Mersin Barosu Hayvan Hakları Komisyonu hayvanların spor, eğlence, turizm,  ticaret ve deney adı altında eziyet ve işkenceye maruz kaldığını belirterek açıklamasında şu ifadelere yer verdi:

“MEDENİYETİMİZ DÜNYAMIZI TÜKETEN BİR VANDALİZME DÖNÜŞMÜŞTÜR”

“Homo sapiens, yaklaşık olarak 200.000 yıldır yeryüzündedir. Gezegenimiz ise 4.5 milyar yaşındadır.  Mavi  - yeşil gezegenimizin yaşı dikkate alındığında, insanoğlu O’nun çok kısa bir süredir misafiridir. Ancak bu kısa süre dahi, yer kürenin ve O’nun diğer misafirlerinin, insanoğlunun hırsından nasibini alması için yeterli olmuştur. Başlarda doğaya daha uyumlu bir şekilde yaşayan insanoğlu ne yazık ki kendisini diğer canlıların üstünde gören bir türe evrilmiştir. Bu tavır endüstri çağı ile birlikte daha vahşi bir boyuta ulaşmış, görünüşteki medeniyetimiz ne yazık ki fiiliyatta Dünyamızı tüketen bir vandalizme dönüşmüştür.
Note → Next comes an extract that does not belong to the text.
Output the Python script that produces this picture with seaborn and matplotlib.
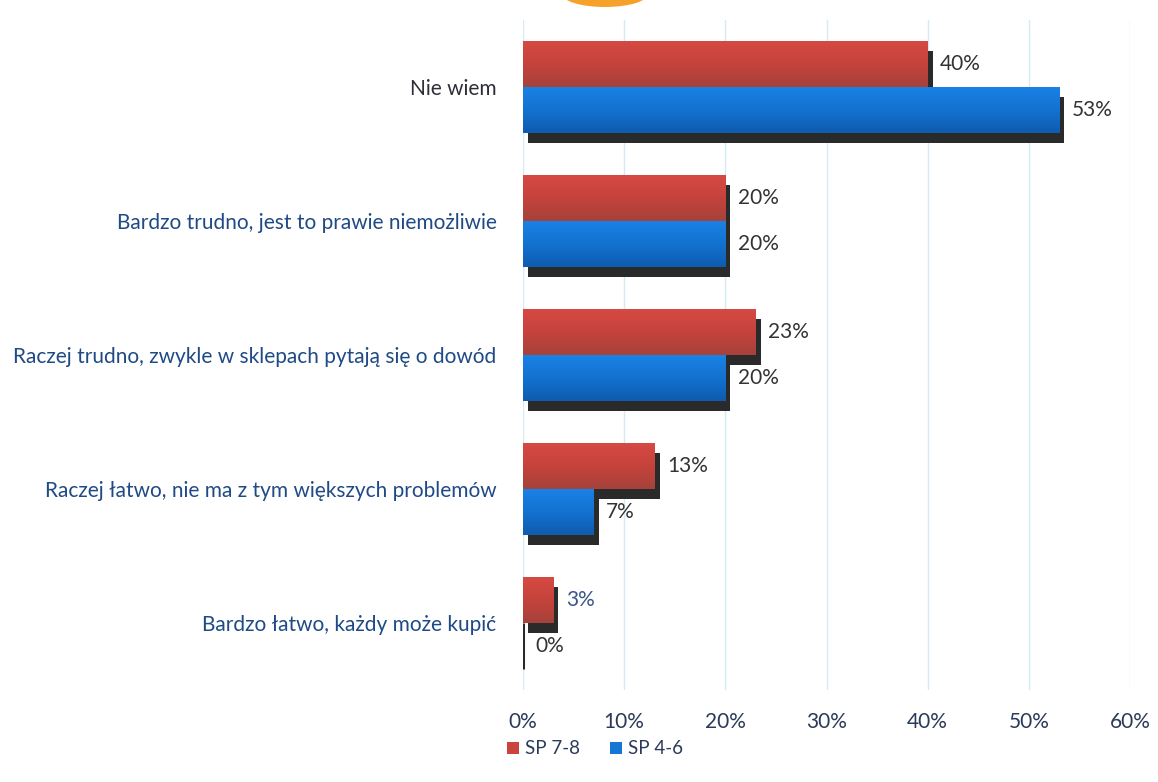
import matplotlib
matplotlib.use("Agg")
import matplotlib.pyplot as plt
import seaborn as sns
import pandas as pd
import numpy as np
from matplotlib import patheffects as pe
from matplotlib.patches import Ellipse
from matplotlib.colors import LinearSegmentedColormap

# ---- data ----
categories = [
    "Nie wiem",
    "Bardzo trudno, jest to prawie niemożliwie",
    "Raczej trudno, zwykle w sklepach pytają się o dowód",
    "Raczej łatwo, nie ma z tym większych problemów",
    "Bardzo łatwo, każdy może kupić",
]
series_names = ["SP 7-8", "SP 4-6"]
sp78 = [40, 20, 23, 13, 3]
sp46 = [53, 20, 20, 7, 0]
xtick_values = [0, 10, 20, 30, 40, 50, 60]
xtick_labels = ["0%", "10%", "20%", "30%", "40%", "50%", "60%"]

df = pd.DataFrame({
    "kategoria": categories * 2,
    "grupa": [series_names[0]] * len(categories) + [series_names[1]] * len(categories),
    "wartosc": sp78 + sp46,
})

colors = {"SP 7-8": "#c9443d", "SP 4-6": "#1676d6"}
grad = {
    "SP 7-8": ["#d64a43", "#c6433c", "#a5423b"],
    "SP 4-6": ["#1a82e6", "#1372d0", "#0e5caf"],
}

sns.set_theme(style="white")
plt.rcParams["font.family"] = ["Lato", "DejaVu Sans"]
FS = 15

W, H = 1158, 782
fig = plt.figure(figsize=(W / 100, H / 100), dpi=100)
fig.patch.set_facecolor("white")
ax = fig.add_axes([523 / W, 1 - 690 / H, 607 / W, 670 / H])

sns.barplot(
    data=df, y="kategoria", x="wartosc", hue="grupa",
    order=categories, hue_order=series_names, palette=colors,
    orient="h", width=0.69, saturation=1, ax=ax, legend=True,
    linewidth=0, edgecolor="none",
)

# shadows and gradient fill
for cont, name in zip(ax.containers, series_names):
    cmap = LinearSegmentedColormap.from_list(name, grad[name])
    for patch in cont.patches:
        patch.set_linewidth(0)
        patch.set_path_effects([
            pe.SimplePatchShadow(offset=(3.6, -7.2), shadow_rgbFace="#2a2a2a", alpha=1.0),
            pe.Normal(),
        ])
        x0, y0 = patch.get_x(), patch.get_y()
        w, h = patch.get_width(), patch.get_height()
        if w > 0:
            g = np.linspace(0, 1, 64).reshape(-1, 1)
            im = ax.imshow(g, extent=(x0, x0 + w, y0 + h, y0), cmap=cmap,
                           aspect="auto", zorder=patch.get_zorder() + 0.01,
                           origin="upper")
            im.set_clip_path(patch)
        else:
            patch.set_edgecolor("#2a2a2a")
            patch.set_linewidth(2.2)

ax.set_xlim(0, 60)
ax.set_ylim(len(categories) - 0.5, -0.5)

# value labels
label_colors = [["#333333"] * 4 + ["#3a5688"], ["#333333"] * 5]
for cont, vals, cols in zip(ax.containers, [sp78, sp46], label_colors):
    texts = ax.bar_label(cont, labels=[f"{v}%" for v in vals], padding=9,
                         fontsize=FS, color="#333333")
    for t, c in zip(texts, cols):
        t.set_color(c)

# axes styling
ax.set_xticks(xtick_values)
ax.set_xticklabels(xtick_labels)
ax.set_xlabel("")
ax.set_ylabel("")
for s in ax.spines.values():
    s.set_visible(False)
ax.grid(axis="x", color="#d5eaf2", linewidth=1.0)
ax.grid(axis="y", visible=False)
ax.set_axisbelow(True)
ax.tick_params(axis="x", length=0, pad=16, labelsize=FS, labelcolor="#2b3a58")
ax.tick_params(axis="y", length=0, pad=19, labelsize=FS)
for i, t in enumerate(ax.get_yticklabels()):
    t.set_color("#2e2e38" if i == 0 else "#1f4a85")

# legend
handles, labels = ax.get_legend_handles_labels()
ax.legend(handles, labels, loc="center left",
          bbox_to_anchor=(490 / W, 1 - 749 / H), bbox_transform=fig.transFigure,
          ncol=2, frameon=False, handlelength=0.65, handleheight=0.65,
          handletextpad=0.3, columnspacing=1.6, fontsize=13.5,
          labelcolor="#2b3a58")

# decorative orange arc at top
fig.patches.append(Ellipse((605 / W, 1 + 6 / H), 86 / W, 26 / H,
                           transform=fig.transFigure, facecolor="#f5a12a",
                           edgecolor="none", zorder=0))

fig.savefig("out.png", dpi=100, facecolor="white")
“DÜNYA ÜZERİNDEKİ BİRÇOK HAYVAN, DOĞRUDAN İNSAN ZULMÜNE DE MARUZ KALMAKTADIR”

Dünya Doğayı Koruma Vakfı (WWF) ve Londra Zooloji Derneğinin (ZSL) 2020 yılında hazırladığı “Yaşayan Gezegen” isimli rapora göre, insanoğlunun doğrudan veya dolaylı olarak neden olduğu yıkım Dünya genelindeki memeli, kuş, çift yaşamlı, sürüngen ve balık popülasyonlarının ortalama üçte iki oranında azalmasına yol açmıştır. Doğal alanların yok edilmesi, içilebilir su kaynaklarının bilinçsizce kullanımı, yeni tarım alanları açmak maksadıyla ormanların kesilmesi, salt insan tüketimi maksadıyla çiftlik hayvanı üretimi, sanayileşme, betonlaşma, çevre kirliliği, ihtiyaçtan fazla üretim ve tüketim gibi birçok sebep biyoçeşitliliğin ciddi oranlarda azalmasına yol açmaktadır. Bunun yanında Dünya üzerindeki birçok hayvan doğrudan insan zulmüne de maruz kalmaktadır. Hayvanlar “spor” adı altında, çeşitli eziyet ve işkenceler görerek zorla yarıştırılmakta, güreştirilmekte ve öldürülmektedir. Yine “turizm” ve “spor” etiketlerinin gölgesinde, birçok yaban hayvanı, nesli tehlike altında olmasına rağmen, avlanmaktadır.  Hayvanlar “eğlence” adı altında, yunus parklarına, hayvanat bahçelerine, “deney” adı altında laboratuarlara , “ticaret” adı altında ise kafeslere hapsedilmektedir. Çoğu insan, vicdanının sesi aksini söylemekte ise de, biraz da düzenin içinde o veya bu şekilde yer aldığından,  hayvanların “besin” adı altında yetiştirilmesine, çiftliklerde hapsedilmesine ve son olarak da sömürülmesine ve öldürülmesine ses çıkarmamaktadır.

“HERKESİ VİCDANINI SORGULAMAYA DAVET EDİYORUZ”

Bugün hatalarımızı kabul etmenin, sorumluluk almanın ve kendi içimizden başlayacak şekilde değişimi başlatmanın günüdür. Birey olarak tüketim tercihlerimizi ve sınırlarımızı gözden geçirmeli, Dünyaya ve biyoçeşitliliğe olan zararımızı minimize etmeli, tüm bunları kitlelere yaymanın yollarını aramalıyız. Mersin Barosu ve Hayvan Hakları Komisyonu olarak;  4 Ekim Hayvanları Koruma Günü’nde, herkesi vicdanını sorgulamaya ve hayvanlar arasında mağdur ayırt etmemeye davet ediyor, hayvanları en çok “kendimizden” korumamız gerektiği gerçeğine de dikkatleri çekmek istiyoruz.”